The key take-away for investors is that relentlessly unconventional thinking fused with rigorous research can help power substantial portfolio alpha. We've tried to put this into practice with extremely active trading throughout this unique shock. This has involved us buying and selling more than $20 billion of bonds in the last 10 months, including over $13 billion of investment-grade credit and north of $7 billion of government bonds.
And I would like to think that this has translated into performance across our $4.6 billion of FUM. Our long-duration, AA- rated Active Composite Bond Strategy has returned 7.62% before fees (it is an insto-only product with confidential fee terms that is not available to retail investors) over the 12 months to 31 October compared to the Composite Bond Index's 3.99%.
Along similar lines, Coolabah's zero-duration, AA- rated Long Short Credit Fund has returned 7.48% gross (5.0% to 5.2% net) over the last year compared to the -6.5% loss suffered by Aussie shares plus dividends (the All Ords Accumulation Index), the 0.35% return on the Bloomberg Credit Hedge Fund Index, the 1.90% return offered by the AusBond Floating-Rate Note Index, and the 1.98% recorded by the Solactive ASX Hybrids Index.
The abovementioned market dynamics have a long way to run yet.

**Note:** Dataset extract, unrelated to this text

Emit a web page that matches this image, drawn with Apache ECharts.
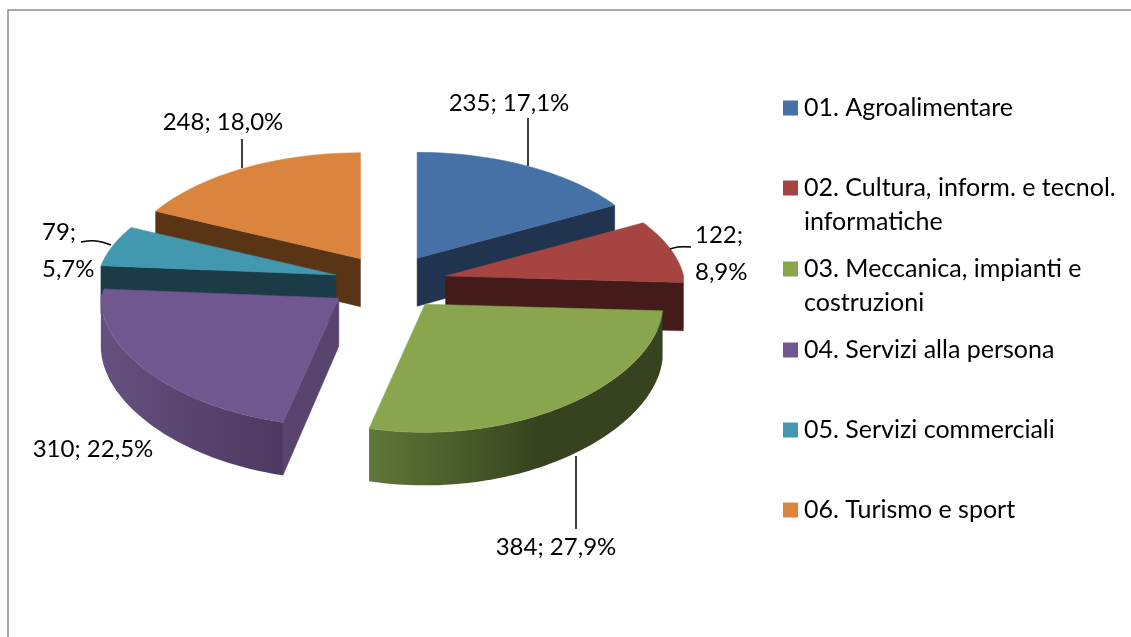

We are just starting to see another global round of QE kicking-off with the Bank of England committing to spend GBP150 billion, which will result in it owning about half of all the gilts on issue. The ECB will likewise shortly follow-suit, and the Fed will presumably be next in line. And while one can credibly criticise the theoretical merits of QE (as I have previously), that is an intellectually vainglorious exercise when the entire world is engaged in it. If the RBA does not expand its balance sheet in the same way as other central banks, it will not be able to meet its legislated obligation to deliver full employment. We'd be cutting off our noses to spite our faces.
The RBA has therefore correctly concluded that as a small open economy, Australia must compete on a level playing field where the rules of the game are set by foreign actors (ie, global central banks).